Ten Factors in Making an Effective Transition

by Glen Fahs on August 15, 2016

in Employee Engagement


Leading your organization in a competitive environment requires innovation and navigating transition effectively. Some factors you can control — or at least significantly influence — while others you can’t. Involving employees early in preparing for and implementing changes helps prevent failure and regret.

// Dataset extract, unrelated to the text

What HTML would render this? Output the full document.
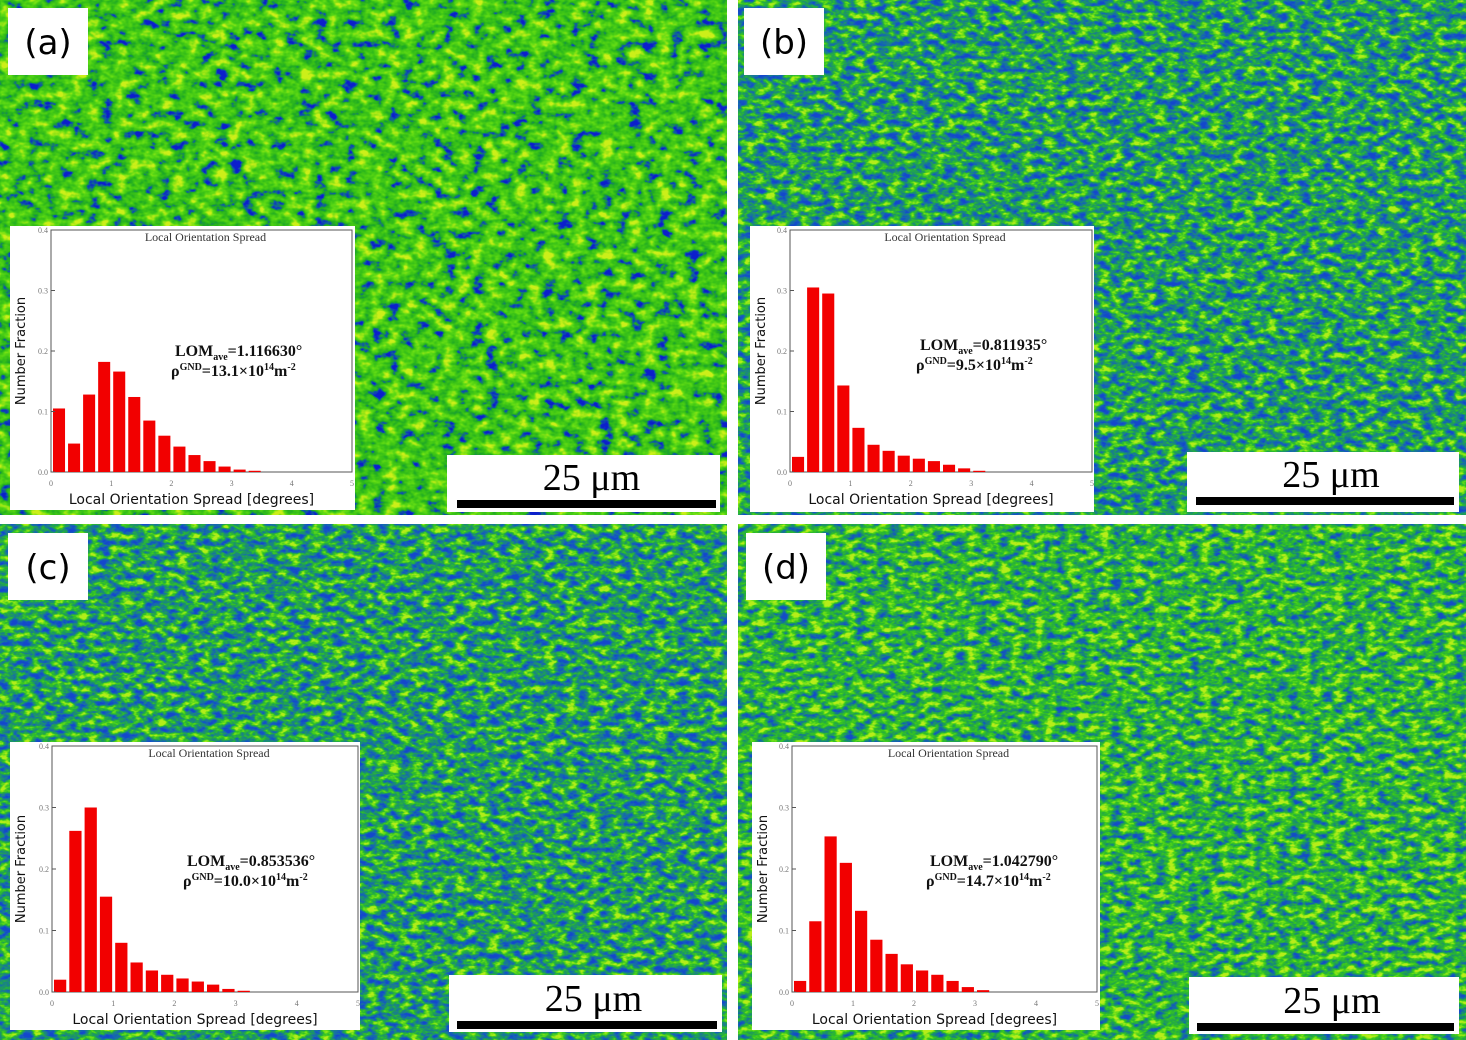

Here are ten specific ways to honor both the past and employees’ feelings so they can move effectively and confidently into the future:

  1. Expected or unexpected? Surprises scare people. Fear creates suspicion, distrust and negative thinking. The more we prepare people for possibilities, the more maturely they handle them. For example, concealing the likelihood of a layoff undermines the spirit of those who go and those who stay.
  2. Clear or vague rationale? Words like “restructuring to be more efficient,” or “getting closer to our customer” sound good, but need to be backed up with what was working, what was not, what will be better and why change is needed now.
  3. Desirable or undesirable? Those who don’t plan the change may be suspicious of management’s claims that everything about it will be great. Leaders need to acknowledge the risks and the undesirable effects at the individual and the organizational level. Doing so improves a leader’s credibility.
  4. Leadership is visibly committed or only talks a good game? Top managers love to say, “People are our most important asset,” but often value technology more than employees. Commitment includes giving recognition to those who support the change and getting involved personally.
  5. Thoroughly or poorly planned? Glitches are inevitable but clumsiness is a sign of questionable competence and an uncaring attitude — two major factors in justifying distrust.
  6. Emerging over time or sudden? If change is built on a foundation of gradual improvement then employees will be less threatened, more able to make adjustments and more confident.
  7. Fully or poorly supported? Management needs to provide ample support and resources to ensure the success of a change initiative. Otherwise, employees may suspect it is not for real or that it is doomed to failure.
  8. Employees have choices or all decisions have been made by management? Even if the input is only on mundane matters, employees feel respected and are more likely to own changes when they are consulted. They don’t require getting their way but want to have their say and have leaders treat their views as important.
  9. Constructive efforts are reinforced or only negative resistance gets attention? Critics offer valuable input, as do fervent supporters. But self-centered saboteurs should be invited to engage – not be coddled.
  10. History of success or failure? Having a track record of being and feeling like winners, overcoming adversity, and sharing an inspiring vision are all powerful drivers toward the next challenge. Start small with experiments, learn from the success and failures of others, and adjust creatively as you go.

Change is challenging. Handling it well is critical to success now and to building a resilient culture that not only survives but thrives.